Rz. 55

"Ziel [der Beurteilung der Kraftfahreignung] ist und bleibt es, die [sic] Situation der BürgerInnen bezüglich ihres Mobilitätsbedürfnisses und ihres Rechtsanspruches auf Sicherheit gerecht zu werden."[5] Dieses Zitat verdeutlicht das Spannungsfeld, in dem sich Verkehrspsychologen und Verkehrsmediziner während einer Begutachtung befinden.

 

Rz. 56

Erweitert man die Definition des Mobilitätsbedürfnisses in Richtung eines Mobilitätszwangs, verschärft sich der Interessenkonflikt sogar noch. In bestimmten ländlichen Regionen beispielsweise ist man "einfach auf das Auto angewiesen" und oft genug hängen ganze Existenzen vom Besitz der Fahrerlaubnis ab. Daher sollte der Fahrerlaubnisentzug kein Allheilmittel, sondern die letzte Instanz darstellen. Zu berücksichtigen ist dabei außerdem, dass die Wiedererteilung der Fahrerlaubnis in vielen Fällen ein wichtiges Hilfsmittel zur beruflichen und sozialen Rehabilitation ist und gerade bei jungen Leuten der Führerschein auch als Ausweis des Erwachsenseins angesehen wird und einen hohen Freizeitwert besitzt.

 

Rz. 57

Doch rechtfertigt das Schicksal des Einzelnen, der vielleicht durch den Fahrerlaubnisentzug seinen Arbeitsplatz verliert, nicht das Dulden von gefährlichen Verhaltensweisen und daraus resultierenden hohen Unfallrisiken im Straßenverkehr. Immerhin existiert neben dem Recht auf und dem Zwang zur Mobilität auch das Recht auf Sicherheit im Straßenverkehr. Daher gilt es stets unter Beachtung der Gleichbehandlung, aber auch einzelfallspezifischen Faktoren abzuwägen. Ziel einer Begutachtung sollte also stets sein, im Sinne des Einzelnen und der Gemeinschaft zu entscheiden und beiden Parteien hinreichend gerecht zu werden. Die Untersuchungen sind also weder eine Art "Nebenstrafe" noch ein "Idiotentest". Sie sind vielmehr eine Hilfestellung für den Betroffenen bei der Durchsetzung des Rechts auf Auto-Mobilität, allerdings nur solange dieses Recht nicht mit der Verkehrssicherheit kollidiert.

 

Rz. 58

Deutlich wird dies vor allem bei der Betrachtung der Änderung der Behandlung von Fahrern mit hohem Punktestand ("Mehrfachtäter") im Fahreignungsregister (bis 30.4.2014 Verkehrszentralregister) ab 1999. Früher wurde bei 18 Punkten unter Zuhilfenahme der MPU im Einzelfall entschieden, ob die Fahrerlaubnis zu entziehen sei. Seit Inkrafttreten der FeV wird hier schematisch und praktisch ausnahmslos gehandelt, indem bei Erreichen oder Überschreiten der 8 Punkte (vormals 18 Punkte) von der Nichteignung des Fahrers ausgegangen und die Fahrerlaubnis entzogen wird. Mithilfe der MPU kann dann im Einzelfall überprüft werden, ob die Fahreignung als wieder gegeben anzusehen ist.

 

Rz. 59

Insoweit wird hier auch deutlich, dass medizinische und psychologische Gutachter und Rechtsanwälte letztendlich im selben Boot sitzen, indem beide Garanten der Einzelfallgerechtigkeit sind.

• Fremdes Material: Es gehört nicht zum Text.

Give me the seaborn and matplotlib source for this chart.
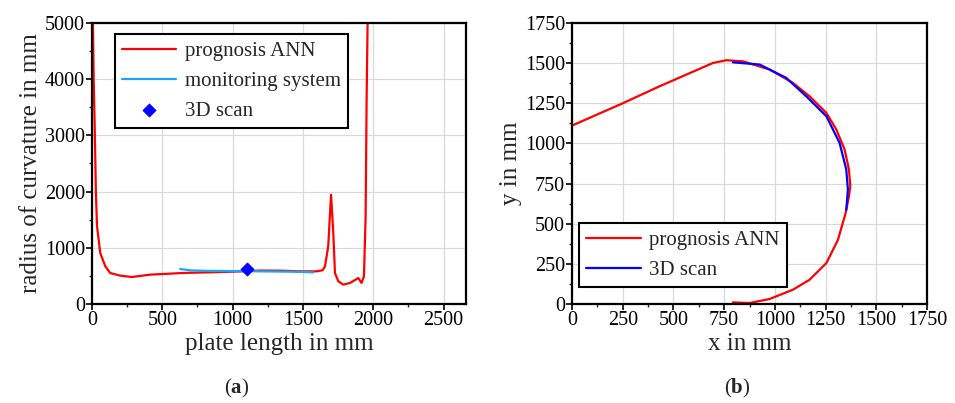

[5] Koch, Vorwort zur 3. Auflage Urteilsbildung in der Fahreignungsbegutachtung, in: Deutsche Gesellschaft für Verkehrspsychologie (DGVP)/Deutsche Gesellschaft für Verkehrsmedizin (DGVM) (Hrsg.), Urteilsbildung in der Fahreignungsbegutachtung: Beurteilungskriterien, 3. Aufl. 2013, S. 5.